B. Digital Product Passports (DPPs)

Per-batch or per-coil passports with origin, composition, carbon intensity, and processing history—expected to become buyer default in many sectors.

Oracles feed the passport across each step, anchoring updates immutably.

C. Interoperability by design

EPCIS-style event models and canonical schemas reduce point-to-point spaghetti.

Bridges across ledgers: Expect partners on different chains; your stack should verify proofs cross-domain.

D. AI at the edge

Vision models validate photo angles, detect surface defects, and flag doctored images.

Anomaly detection for weights, route deviations, and "impossible" time jumps before they taint the ledger.

E. Real-time sustainability and CBAM readiness

Automated carbon accounting oracles—metering energy sources, carrier modes, and distances—to generate auditable emissions per batch.

5) Concluding Insights — How to Move From Slideware to Shop-Floor Reality

Pick one corridor and own it. Don't boil the ocean. Get a clean win that pays for the next lane.

Design your oracle playbook. For each critical event: which sensors, which APIs, what human notarization, what evidence standard.

Make identity non-negotiable. Verifiable credentials for labs, inspectors, yards, and warehouses eliminate "mystery hands."

Codify policy as code. If your lawyers require it, your smart contracts should enforce it.

Instrument the rollout. Track data completeness, exception causes, and dispute cycle times from day one.

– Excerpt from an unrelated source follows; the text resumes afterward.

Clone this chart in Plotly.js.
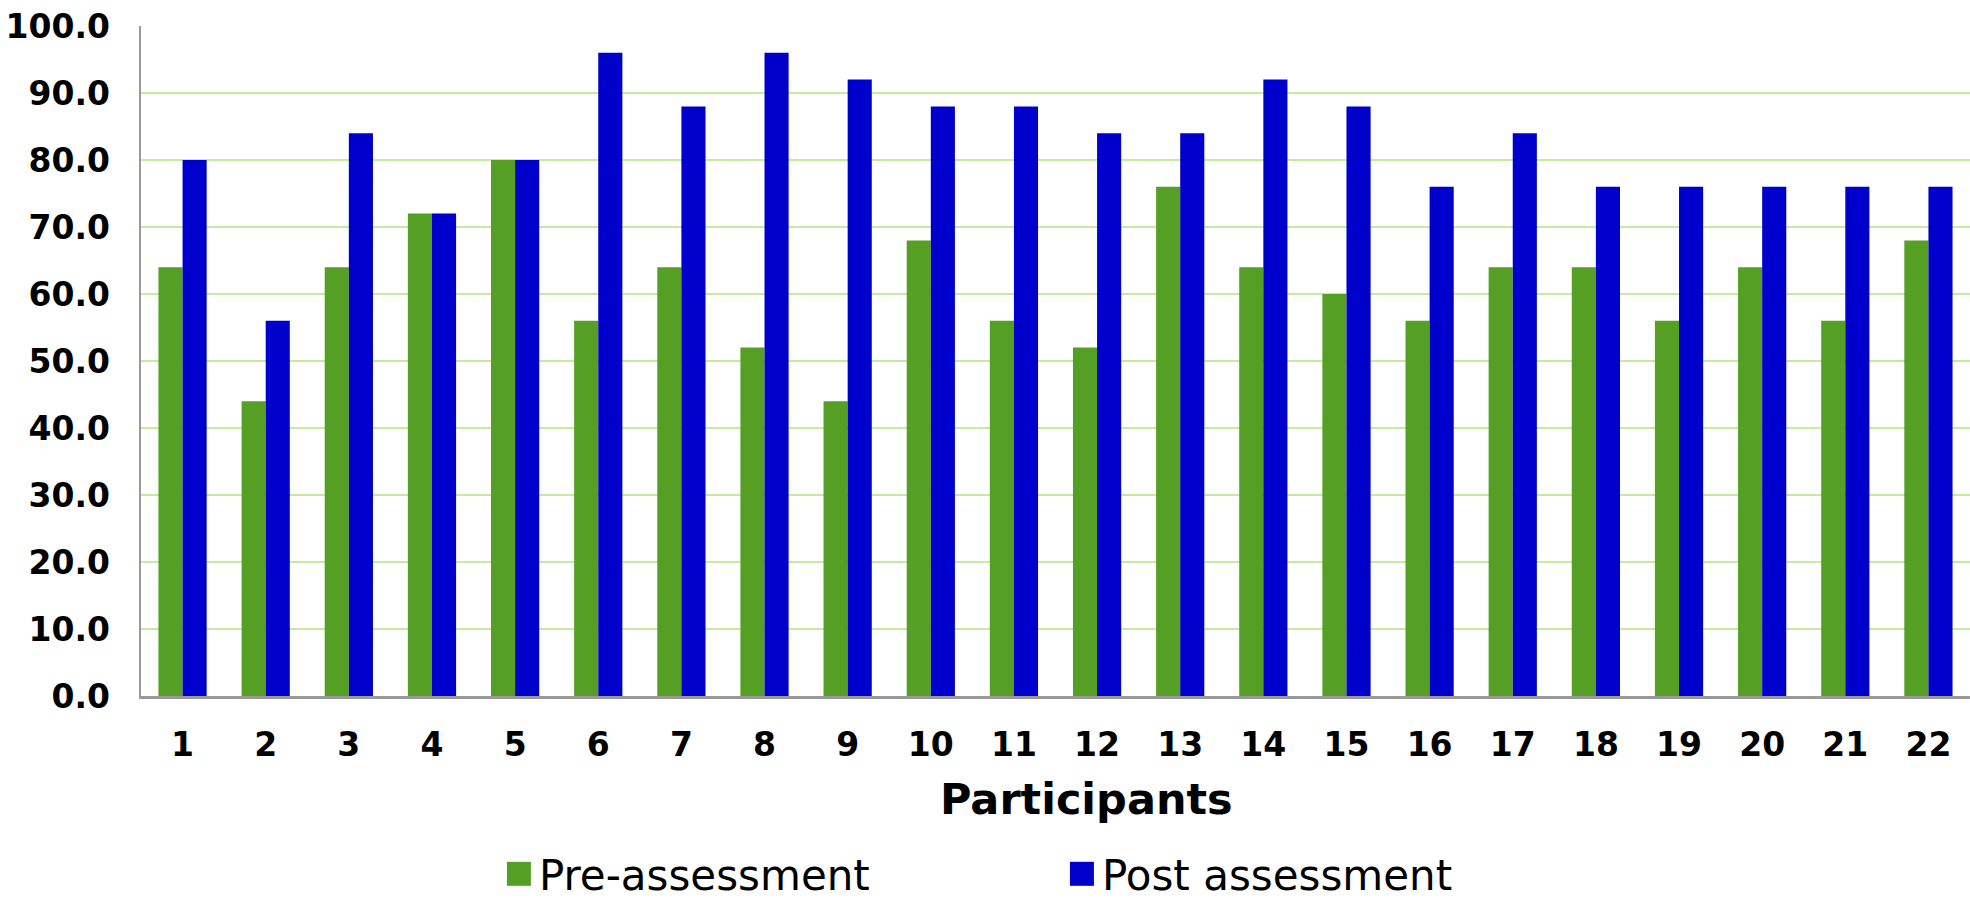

Plan for privacy. Assume you'll need ZKPs/ selective disclosure as customers ask for proof without exposing IP.

Communicate the value. Show finance the DSO impact; show operations the demurrage cuts; show compliance the audit-time collapse.

Bottom line: Blockchain without quality oracles is a blind ledger. Oracles without a ledger are unverifiable exhaust. Together—plus identity, good UX, and policy as code—they deliver traceability you can stake money, safety, and reputation on. Start small, prove value, then scale across grades, corridors, and partners until "verifiable by design" becomes your competitive standard.